Swimming pool covers! Tips on the pros and cons
Let’s have a closer look at the pros and cons of swimming pool covers
1. Temperature increase
- We’ve measured a very real gain in temperature in some cases as much as 4 degrees.
- This is a significant saving of money and energy when compared with generating the same increase via gas or electric heaters.
- The more direct sunlight your pool gets the more temperature benefit it can offer.
2. Reduced consumption of chlorine
- Chlorine is the most common water sanitiser, but it degrades under UV light.
- Covers reduce the amount of UV hitting the water meaning you don’t consume as much.

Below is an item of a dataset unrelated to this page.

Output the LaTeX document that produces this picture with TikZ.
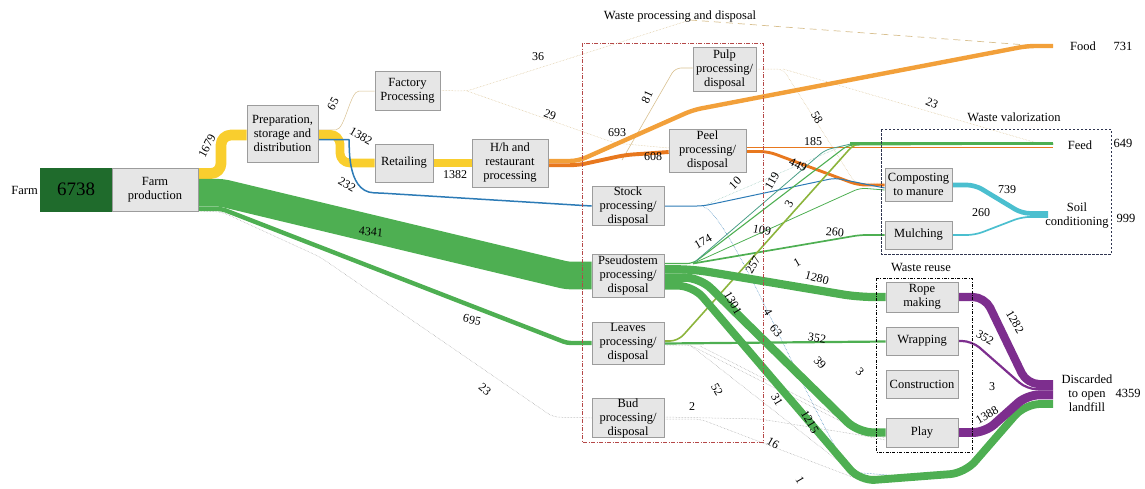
\documentclass[tikz,border=0pt]{standalone}
\usepackage{fontspec}
\setmainfont{Liberation Serif}
\usetikzlibrary{backgrounds,calc}
\definecolor{cfarm}{HTML}{1F6B2C}
\definecolor{cgrn}{HTML}{4EAF52}
\definecolor{cyel}{HTML}{F9CE2E}
\definecolor{clor}{HTML}{F2A03A}
\definecolor{cdor}{HTML}{E8781E}
\definecolor{cblu}{HTML}{2C7BB6}
\definecolor{ccya}{HTML}{4BBFCF}
\definecolor{cpur}{HTML}{7D2E8E}
\definecolor{cboxf}{HTML}{E6E6E6}
\definecolor{cboxd}{HTML}{9C9C9C}
\definecolor{cwred}{HTML}{B54848}
\definecolor{cnavy}{HTML}{2F3550}
\definecolor{ctan}{HTML}{D8C090}
\definecolor{colive}{HTML}{8CB43C}
\definecolor{cteal}{HTML}{4A9E88}
\definecolor{chair}{HTML}{A0A0A0}
\begin{document}
\begin{tikzpicture}[x=1pt,y=-1pt,
  box/.style={draw=cboxd, fill=cboxf, line width=0.7pt, align=center, inner sep=0pt, font=\fontsize{12.5}{14}\selectfont},
  num/.style={font=\fontsize{12}{13}\selectfont, inner sep=0pt},
  txt/.style={font=\fontsize{12.5}{14}\selectfont, inner sep=0pt, align=center},
  band/.style={line cap=butt, line join=round, rounded corners=10pt},
  lnk/.style={line cap=butt, line join=round, rounded corners=6pt},
  hair/.style={line width=0.5pt, chair, densely dotted, rounded corners=6pt},
]
\useasboundingbox (0,0) rectangle (1145,488);

% ---------- nodes ----------
\node[box, fill=cfarm, draw=cfarm, minimum width=72pt, minimum height=43pt, font=\fontsize{19}{22}\selectfont] (farm) at (76,189.5) {6738};
\node[box, minimum width=86pt, minimum height=43pt] (farmprod) at (155,189.5) {Farm\\production};
\node[txt, anchor=east] (farmlab) at (38,190) {Farm};
\node[box, minimum width=71pt, minimum height=57pt] (prep) at (282.5,133.5) {Preparation,\\storage and\\distribution};
\node[box, minimum width=65pt, minimum height=39pt] (factory) at (407.5,90.5) {Factory\\Processing};
\node[box, minimum width=58pt, minimum height=38pt] (retail) at (404,163) {Retailing};
\node[box, minimum width=76pt, minimum height=48pt] (hh) at (510,163) {H/h and\\restaurant\\processing};
\node[box, minimum width=63pt, minimum height=44pt] (pulp) at (724.5,69) {Pulp\\processing/\\disposal};
\node[box, minimum width=77pt, minimum height=43pt] (peel) at (707.5,150.5) {Peel\\processing/\\disposal};
\node[box, minimum width=72pt, minimum height=38pt] (stock) at (628,206) {Stock\\processing/\\disposal};
\node[box, minimum width=72pt, minimum height=43pt] (pseudo) at (628,275.5) {Pseudostem\\processing/\\disposal};
\node[box, minimum width=72pt, minimum height=42pt] (leaves) at (628,343) {Leaves\\processing/\\disposal};
\node[box, minimum width=72pt, minimum height=38pt] (bud) at (628,418) {Bud\\processing/\\disposal};
\node[box, minimum width=67pt, minimum height=33pt] (compost) at (918.5,184.5) {Composting\\to manure};
\node[box, minimum width=67pt, minimum height=28pt] (mulch) at (918.5,235) {Mulching};
\node[box, minimum width=72pt, minimum height=30pt] (rope) at (922,297) {Rope\\making};
\node[box, minimum width=72pt, minimum height=28pt] (wrap) at (922,341) {Wrapping};
\node[box, minimum width=72pt, minimum height=28pt] (constr) at (922,384) {Construction};
\node[box, minimum width=72pt, minimum height=29pt] (play) at (922,432.5) {Play};

\node[txt] (food) at (1083,46) {Food};
\node[txt] (foodv) at (1123,46) {731};
\node[txt] (feed) at (1080,145) {Feed};
\node[txt] (feedv) at (1123,143) {649};
\node[txt] (soil) at (1077,216) {Soil\\conditioning};
\node[txt] (soilv) at (1126,218) {999};
\node[txt] (disc) at (1087,393) {Discarded\\to open\\landfill};
\node[txt] (discv) at (1128,393) {4359};
\coordinate (foodbar) at (1053,46);
\coordinate (feedbar) at (1053,144);
\coordinate (soilbar) at (1048,215);
\coordinate (discbar) at (1053,393);

\node[txt] (wpdlab) at (680,17) {Waste processing and disposal};
\node[txt] (wvlab) at (1014,117) {Waste valorization};
\node[txt] (wrlab) at (921,267) {Waste reuse};

% group frames
\draw[cwred, line width=0.6pt, dash pattern=on 4pt off 1.5pt on 1pt off 1.5pt] (582,43) rectangle (763,442);
\draw[cnavy, line width=0.6pt, dash pattern=on 2.5pt off 1.5pt] (881,129) rectangle (1111,254);
\draw[black, line width=0.6pt, dash pattern=on 3pt off 1.5pt on 0.8pt off 1.5pt] (876,278) rectangle (972,452);

% ---------- flows ----------
\begin{pgfonlayer}{background}
% hairlines
\draw[hair] (farmprod.east |- 0,211) -- (222,212) -- (320,257) -- (553,417) -- (bud.west |- 0,418);
\draw[lnk, ctan, line width=0.5pt] (prep.east |- 0,129.8) -- (330,129.8) .. controls (345,129.8) and (350,91) .. (365,91) -- (factory.west |- 0,91);
\draw[hair, ctan] (factory.east) -- (467,91) -- (690,20);
\draw[ctan, dash pattern=on 7pt off 5pt, line width=0.7pt] (690,20) -- (1027,45) -- (foodbar);
\draw[hair, ctan] (467,91) -- (615,143) -- (peel.west |- 0,148);
\draw[lnk, ctan, line width=0.6pt] (622,160) -- (675,68) -- (pulp.west |- 0,68);
\draw[hair, ctan] (pulp.east |- 0,69) -- (783,69) -- (855,183) -- (compost.west |- 0,183);
\draw[hair, ctan] (783,69) -- (1037,143) -- (feedbar);
\draw[hair, cteal!60] (703,206) -- (845,145);
\draw[lnk, cblu, line width=0.5pt, densely dotted] (703,206.5) .. controls (730,215) and (800,390) .. (850,472) -- (900,476);
\draw[hair] (leaves.east |- 0,345) -- (690,345) -- (858,430) -- (play.west |- 0,438);
\draw[hair] (690,345) -- (860,478) -- (965,470);
\draw[hair] (700,346) -- (855,425);
\draw[hair] (bud.east |- 0,417) -- (760,419) -- (860,435) -- (play.west |- 0,440);
\draw[hair] (bud.east |- 0,419) -- (700,419) -- (860,480);

% main bands
\draw[band, cyel, line width=10.7pt] (farmprod.east |- 0,173.5) -- (221,173.5) -- (221,135) -- (prep.west |- 0,135);
\draw[band, cgrn, line width=27.7pt, rounded corners=4pt] (farmprod.east |- 0,192.8) -- (222,192.8) -- (567,275.5) -- (pseudo.west |- 0,275.5);
\draw[band, cgrn, line width=4.4pt, rounded corners=4pt] (farmprod.east |- 0,209) -- (222,209) -- (567,343) -- (leaves.west |- 0,343);
\draw[band, cyel, line width=8.8pt] (prep.east |- 0,134.4) -- (340,134.4) -- (340,163) -- (retail.west |- 0,163);
\draw[lnk, cblu, line width=1.5pt] (prep.east |- 0,139.6) -- (343,139.6) .. controls (350,139.6) and (345,192) .. (380,193) -- (575,205) -- (stock.west |- 0,206);
\draw[band, cyel, line width=8.8pt] (retail.east) -- (hh.west);
\draw[band, clor, line width=4.4pt, rounded corners=8pt] (hh.east |- 0,161) -- (578,161) -- (693,110) -- (1027,46) -- (foodbar);
\draw[band, cdor, line width=3.9pt, rounded corners=8pt] (hh.east |- 0,165.2) -- (578,165.2) -- (625,155) -- (peel.west |- 0,152);
\draw[lnk, cdor, line width=1.2pt] (peel.east |- 0,147.5) -- (feedbar |- 0,147.5);
\draw[band, cdor, line width=2.9pt, rounded corners=8pt] (peel.east |- 0,151.5) -- (768,151.5) -- (858,185) -- (compost.west |- 0,185);
\draw[lnk, cblu, line width=1pt] (stock.east) -- (703,206) -- (835,178) -- (compost.west |- 0,188);

\coordinate (fan) at (693,263.5);
\draw[lnk, cgrn, line width=1.1pt] (pseudo.east |- 0,263.5) -- (fan) -- (848,145) -- (feedbar);
\draw[lnk, cteal, line width=0.8pt] (fan) -- (825,150) -- (855,143);
\draw[lnk, cgrn, line width=0.8pt] (fan) -- (860,188) -- (compost.west |- 0,190);
\draw[lnk, cgrn, line width=1.7pt] (fan) -- (860,235) -- (mulch.west);
\draw[lnk, colive, line width=1.6pt, rounded corners=8pt] (leaves.east |- 0,341) -- (678,341) -- (855,143) -- (feedbar);
\draw[band, cgrn, line width=3.5pt] (850,143.5) -- (feedbar |- 0,143.5);

\draw[band, cgrn, line width=8.2pt, rounded corners=15pt] (pseudo.east |- 0,269.3) -- (693,269.3) -- (858,297) -- (rope.west);
\draw[band, cgrn, line width=8.3pt, rounded corners=15pt] (pseudo.east |- 0,277.6) -- (700,277.6) -- (858,432.5) -- (play.west);
\draw[band, cgrn, line width=7.8pt, rounded corners=15pt] (pseudo.east |- 0,285.7) -- (693,285.7) -- (860,481) -- (965,473) -- (1025,404) -- (discbar |- 0,404);
\draw[band, cgrn, line width=2.2pt] (leaves.east |- 0,343.5) -- (wrap.west |- 0,341.5);

\draw[band, ccya, line width=4.7pt, rounded corners=8pt] (compost.east |- 0,185) -- (975,185) -- (1022,213.4) -- (soilbar |- 0,213.4);
\draw[band, ccya, line width=1.7pt, rounded corners=8pt] (mulch.east) -- (975,235) -- (1022,216.9) -- (soilbar |- 0,216.9);

\draw[band, cpur, line width=8.2pt, rounded corners=12pt] (rope.east) -- (985,297) -- (1027,384.1) -- (discbar |- 0,384.1);
\draw[band, cpur, line width=2.2pt, rounded corners=10pt] (wrap.east) -- (972,341) -- (1027,389.3) -- (discbar |- 0,389.3);
\draw[band, cpur, line width=8.9pt, rounded corners=12pt] (play.east) -- (985,432.5) -- (1027,394.9) -- (discbar |- 0,394.9);
\end{pgfonlayer}

% ---------- value labels ----------
\node[num, rotate=62] (l1679) at (207,146) {1679};
\node[num, rotate=60] (l65) at (333,104) {65};
\node[num, rotate=-30] (l1382a) at (361,136) {1382};
\node[num, rotate=-30] (l232) at (347,185) {232};
\node[num, rotate=-5] (l4341) at (371,232) {4341};
\node[num, rotate=-12] (l695) at (472,320) {695};
\node[num, rotate=-40] (l23a) at (485,389) {23};
\node[num] (l36) at (538,57) {36};
\node[num, rotate=-20] (l29) at (550,115) {29};
\node[num] (l1382b) at (455,175) {1382};
\node[num] (l693) at (617,133) {693};
\node[num] (l608) at (653,157) {608};
\node[num, rotate=65] (l81) at (647,97) {81};
\node[num, rotate=-60] (l58) at (817,118) {58};
\node[num, rotate=-25] (l23b) at (932,103) {23};
\node[num] (l185) at (813,142) {185};
\node[num, rotate=-25] (l449) at (798,165) {449};
\node[num, rotate=45] (l10) at (735,183) {10};
\node[num, rotate=60] (l119) at (772,181) {119};
\node[num, rotate=60] (l3a) at (789,204) {3};
\node[num, rotate=30] (l174) at (703,242) {174};
\node[num, rotate=-10] (l109) at (762,230) {109};
\node[num, rotate=-5] (l260a) at (835,232) {260};
\node[num, rotate=60] (l257) at (753,265) {257};
\node[num, rotate=30] (l1a) at (797,263) {1};
\node[num, rotate=-15] (l1280) at (817,278) {1280};
\node[num, rotate=-60] (l1301) at (733,303) {1301};
\node[num, rotate=-60] (l4) at (768,312) {4};
\node[num, rotate=-50] (l63) at (776,331) {63};
\node[num, rotate=-10] (l352a) at (817,338) {352};
\node[num, rotate=-45] (l39) at (820,363) {39};
\node[num, rotate=-45] (l3b) at (860,372) {3};
\node[num, rotate=-60] (l52) at (717,390) {52};
\node[num] (l2) at (692,407) {2};
\node[num, rotate=-60] (l31) at (777,400) {31};
\node[num, rotate=-60] (l1215) at (810,422) {1215};
\node[num, rotate=-30] (l16) at (773,443) {16};
\node[num, rotate=-60] (l1b) at (800,480) {1};
\node[num] (l739) at (1007,190) {739};
\node[num] (l260b) at (981,213) {260};
\node[num, rotate=-60] (l1282) at (1015,322) {1282};
\node[num, rotate=-30] (l352b) at (985,338) {352};
\node[num] (l3c) at (992,387) {3};
\node[num, rotate=30] (l1388) at (987,415) {1388};
\end{tikzpicture}
\end{document}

- If you have a salt water pool this means your chlorinator uses less energy.
- If you use liquid chlorine (manually or via a pump) this means you will consume significantly less, saving you time refilling and money buying.
3. Reduced evaporation
- Water loss due to evaporation is substantial. A floating cover virtually eliminates evaporation if kept on when the pool is not in use.

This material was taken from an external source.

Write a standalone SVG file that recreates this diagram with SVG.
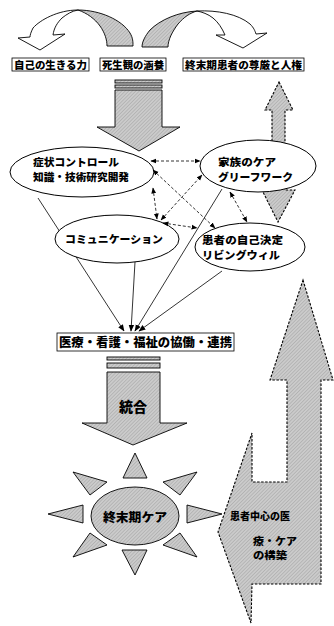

- If the water level drops below the height of the skimmers due to evaporation and your pumps suck in air you will quickly damage them. A cover mostly stops this from happening.

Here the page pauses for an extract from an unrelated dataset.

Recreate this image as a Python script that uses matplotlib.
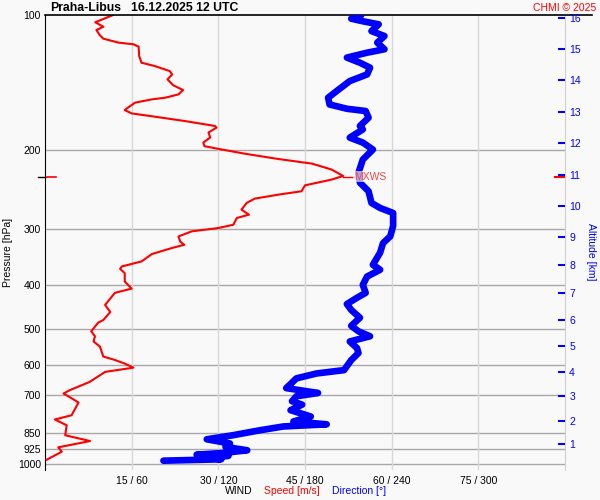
import numpy as np
import matplotlib.pyplot as plt
from matplotlib.ticker import NullLocator

plt.rcParams['font.family'] = ['Liberation Sans', 'DejaVu Sans']

# pressure levels (hPa) shown on the left axis
p_levels = [100, 200, 300, 400, 500, 600, 700, 850, 925, 1000]
# speed / direction ticks
spd_ticks = [15, 30, 45, 60, 75]
dir_ticks = [60, 120, 180, 240, 300]
# altitude scale (km) and matching pressure (hPa)
alt_km = [1, 2, 3, 4, 5, 6, 7, 8, 9, 10, 11, 12, 13, 14, 15, 16]
alt_p = [902.5, 799.5, 704.4, 622.8, 545.8, 478.5, 415.6, 360.8, 311.9,
         266.6, 227.3, 193.2, 164.6, 139.8, 119.3, 101.7]

# wind speed profile
spd_p = [100.0, 103.8, 106.2, 108.0, 111.0, 112.9, 115.2, 116.2, 117.6, 123.4,
         127.7, 129.9, 133.3, 135.6, 139.1, 143.4, 146.9, 150.2, 152.8, 154.1,
         156.7, 161.6, 162.8, 165.6, 168.4, 172.2, 176.6, 178.1, 182.6, 187.3,
         192.3, 195.9, 198.6, 203.6, 209.2, 214.2, 220.8, 228.2, 232.5, 239.4,
         246.8, 251.1, 256.3, 262.0, 271.2, 278.3, 283.0, 293.0, 298.0, 303.1,
         311.1, 319.4, 324.7, 330.3, 340.5, 353.7, 362.8, 367.3, 375.5, 391.9,
         406.5, 415.4, 442.0, 458.3, 477.4, 484.0, 506.0, 519.0, 533.0, 547.0,
         576.0, 586.0, 597.0, 609.5, 623.0, 656.0, 684.0, 696.0, 713.0, 729.0,
         778.0, 795.0, 819.0, 862.0, 888.0, 917.0, 938.0, 977.0]
spd_v = [11.8, 8.7, 10.1, 8.9, 9.5, 10.1, 12.7, 15.3, 16.2, 16.3,
         16.7, 19.0, 21.6, 22.0, 21.2, 22.2, 23.9, 23.1, 20.8, 18.5,
         15.6, 14.1, 13.8, 15.0, 19.0, 24.2, 29.4, 29.7, 28.3, 28.6,
         27.4, 27.6, 30.0, 34.6, 40.4, 46.2, 49.6, 51.6, 49.6, 45.0,
         44.4, 40.4, 36.3, 34.9, 34.0, 35.3, 33.2, 32.6, 30.0, 25.4,
         23.1, 23.4, 24.1, 21.9, 18.5, 16.7, 13.3, 13.0, 13.8, 13.8,
         15.0, 12.1, 10.4, 11.3, 10.1, 9.2, 8.0, 8.65, 8.4, 9.5,
         10.1, 12.1, 13.8, 15.3, 10.4, 7.7, 4.3, 3.2, 4.6, 5.8,
         4.6, 1.7, 3.75, 3.5, 7.8, 2.3, 2.9, 0.3]

# wind direction profile
dir_p = [100.0, 101.9, 103.1, 104.9, 108.6, 111.4, 115.2, 119.2, 121.3, 124.4,
         127.7, 131.0, 135.6, 140.3, 147.6, 152.8, 158.2, 161.7, 163.6, 169.3,
         176.6, 179.8, 187.5, 192.3, 199.3, 209.8, 224.6, 236.1, 246.8, 262.0,
         268.9, 275.9, 294.6, 303.0, 311.0, 322.0, 338.0, 359.8, 369.0, 382.0,
         398.8, 415.4, 426.0, 440.0, 453.5, 472.0, 492.0, 506.0, 519.0, 533.0,
         551.5, 565.6, 586.4, 617.3, 628.0, 644.0, 663.0, 677.0, 694.0, 706.0,
         724.0, 736.8, 758.0, 783.0, 803.0, 815.0, 824.0, 840.0, 862.0, 880.0,
         899.0, 915.0, 931.0, 944.0, 952.0, 958.0, 965.0, 975.0, 982.0]
dir_v = [219, 212, 219, 231, 226, 235, 230, 235, 223, 209,
         218, 225, 223, 211, 202, 196, 197, 209, 222, 224,
         218, 220, 211, 220, 227, 220, 217, 218, 224, 226,
         232, 241, 241, 240, 239, 234, 232, 227, 232, 223,
         220, 222, 216, 209, 212, 218, 212, 217, 225, 211,
         216, 217, 212, 207, 188, 174, 170, 167, 189, 174,
         171, 178, 170, 184, 172, 195, 165, 149, 130, 112,
         128, 125, 140, 123, 105, 127, 110, 122, 82]

# max wind
mx_p = 229.0
mx_spd = 51.6

bg = '#f9f9f9'
fig = plt.figure(figsize=(6, 5), dpi=100, facecolor=bg)
ax = fig.add_axes([0.075, 0.06, 0.8667, 0.91])
ax.set_facecolor(bg)

ax.set_yscale('log')
ax.set_ylim(1030, 100)
ax.set_xlim(0, 90)
ax.yaxis.set_minor_locator(NullLocator())
ax.set_yticks(p_levels)
ax.set_yticklabels([str(p) for p in p_levels])
ax.tick_params(axis='y', length=0, pad=3, labelsize=7.5)
ax.set_xticks(spd_ticks)
ax.set_xticklabels([f'{s} / {d}' for s, d in zip(spd_ticks, dir_ticks)])
ax.tick_params(axis='x', length=0, pad=4, labelsize=7.5)

for p in p_levels[1:]:
    ax.axhline(p, color='#a8a8a8', lw=1, zorder=1)
for s in spd_ticks:
    ax.axvline(s, color='#d8d8d8', lw=1, zorder=1)

ax.spines['bottom'].set_visible(False)
ax.spines['top'].set_visible(False)
ax.spines['right'].set_color('#d0d0d0')
ax.spines['left'].set_color('black')
ax.axhline(100, xmin=0, xmax=1.052, color='black', lw=1.2, clip_on=False, zorder=4)

# wind speed
ax.plot(spd_v, spd_p, color='red', lw=1.5, zorder=3)

# max wind markers
ax.plot([-1.2, 0], [mx_p, mx_p], color='black', lw=1, clip_on=False)
ax.plot([0, 1.9], [mx_p, mx_p], color='red', lw=1.2)
ax.plot([88.2, 90], [mx_p, mx_p], color='red', lw=1.5, clip_on=False)
ax.plot([mx_spd, mx_spd + 1.8], [mx_p, mx_p], color='red', lw=1)

# wind direction
ax_d = ax.twiny()
ax_d.set_xlim(0, 360)
ax_d.plot(dir_v, dir_p, color='blue', lw=4.8,
          solid_joinstyle='round', solid_capstyle='round')
ax_d.set_xticks([])
for sp in ax_d.spines.values():
    sp.set_visible(False)
ax_d.text(mx_spd + 1.9, mx_p, 'MXWS', transform=ax.transData, color='#ff4040',
          fontsize=7.5, va='center', ha='left',
          bbox=dict(facecolor='white', alpha=0.65, edgecolor='none', pad=0.6))

# altitude axis
ax_r = ax.twinx()
ax_r.set_yscale('log')
ax_r.set_ylim(1030, 100)
ax_r.yaxis.set_minor_locator(NullLocator())
ax_r.set_yticks(alt_p)
ax_r.set_yticklabels([str(a) for a in alt_km])
ax_r.tick_params(axis='y', direction='in', length=5, width=1.5, color='blue',
                 labelcolor='blue', pad=3, labelsize=7.5)
for sp in ax_r.spines.values():
    sp.set_visible(False)

# labels
fig.text(8 / 600, 1 - 252 / 500, 'Pressure [hPa]', rotation=90,
         va='center', ha='center', fontsize=7.5)
fig.text(591 / 600, 1 - 252 / 500, 'Altitude [km]', rotation=-90,
         va='center', ha='center', fontsize=7.5, color='blue')
fig.text(225 / 600, 1 - 491 / 500, 'WIND', fontsize=7.5, va='center')
fig.text(264 / 600, 1 - 491 / 500, 'Speed [m/s]', fontsize=7.5, va='center', color='red')
fig.text(332 / 600, 1 - 491 / 500, 'Direction [°]', fontsize=7.5, va='center', color='blue')

fig.text(50 / 600, 1 - 8 / 500, 'Praha-Libus', fontsize=8.8, weight='bold', va='center')
fig.text(131 / 600, 1 - 8 / 500, '16.12.2025 12 UTC', fontsize=8.8, weight='bold', va='center')
fig.text(596 / 600, 1 - 8 / 500, 'CHMI © 2025', fontsize=7.5, color='red',
         ha='right', va='center')

fig.savefig('out.png', dpi=100, facecolor=fig.get_facecolor())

- You will no longer have the chore of putting the hose in the pool to top up the water level. Your water bill will go down.
- You will waste less drinking quality water.
4. Reduced leaf load
- Leaves that land on the surface of the cover remain dry and often blow off again.
- Those that don’t can be swept off or collected with a leaf blower.
- Even if you don’t do either of the above, the leaves that land in the pool at the time you remove the cover can now be easily collected by a skimming net rather than sinking to the bottom.
- Less leaves in the pool means the leaf collector on your automatic cleaner needs emptying less often.
- Most importantly – less leaves in your pool means less organic matter in the water, this reduces consumption of chlorine (see above for benefits), keeps your pool water cleaner and lessens the load on your filters and pumps.
5. Less chance of flow blockages
- As leaves remain on top of the cover they don’t end up in your skimmer basket where they can cause flow blockages if left unattended.
- Flow blockages reduce the efficiency of your filter and chlorinator – resulting in poorer quality water and more chance of green pool events. They can also place extra load on your pumps leading to equipment failures.
6. Create a more self reliant-pool
- With reduced evaporation, chlorine consumption, less chance of flow blockages or water level becoming too low – your pool will get away with less regular supervision.
- This means you’re less likely to encounter problems if you’re away, on holidays, or just busy.
- Many people don’t like the look of pool covers.
- Jumping in for a quick swim is a little more work and less spontaneous.
- You need to roll the cover off before your swim and replace it afterwards.
3. Space for the roller
- You need to have space for the roller on your pool deck to store the cover when it’s not on the pool.
- Space within the pool fence is often limited and so the roller can restrict access to the pool.
4. A cover for the cover
- Bubble covers themselves should have a cover over them to keep the sun off them whilst they’re on the roller.
- This is another chore if you’re keeping the cover off the pool for any length of time on a sunny day.
5. Increased salt consumption and other (non chlorine) chemical consumption
- In a salt water pool, salt is only removed from the pool when you drain water from it.
- Annual average evaporation in Sydney is about the same as annual average rainfall. Whilst the two don’t happen exactly in synchronisation, being roughly equal in volume means that not having a cover you lose about as much water as you gain.
- By using a cover you keep all of the rain water which means you need to pump it out, along with it your salt and other chemicals.
6. More frequent reduction of the water level
- For the same reasons as you’ll go through more salt, you’ll have to lower the water level in your pool more frequently with a cover.
7. Irregular shape swimming pools
- Covers can be difficult and impractical to use on irregular shaped pools. They work best on rectangular pools.
- If your pool shape is curved or kidney bean for example it may not be possible to use a cover on a roller.
Tips on how you can make a cover more tolerable?
Given the relatively low frequency of pool covers we’re seeing amongst our customers despite the benefits – here’s a few tips on how you might make living with one a little more tolerable:
- Whilst pool covers are most commonly blue, green and white floating variants are also available. Rigid covers come in even more colours alternatives.
- If you don’t like the idea of putting a pool cover on and off but have a large budget, motorised rigid covers can be installed.
- A covered pit can be installed at the end of your pool to house the cover roller if layout permits.
4. Water level control
- A number of automatic overflow devices are available for draining excess water from your pool.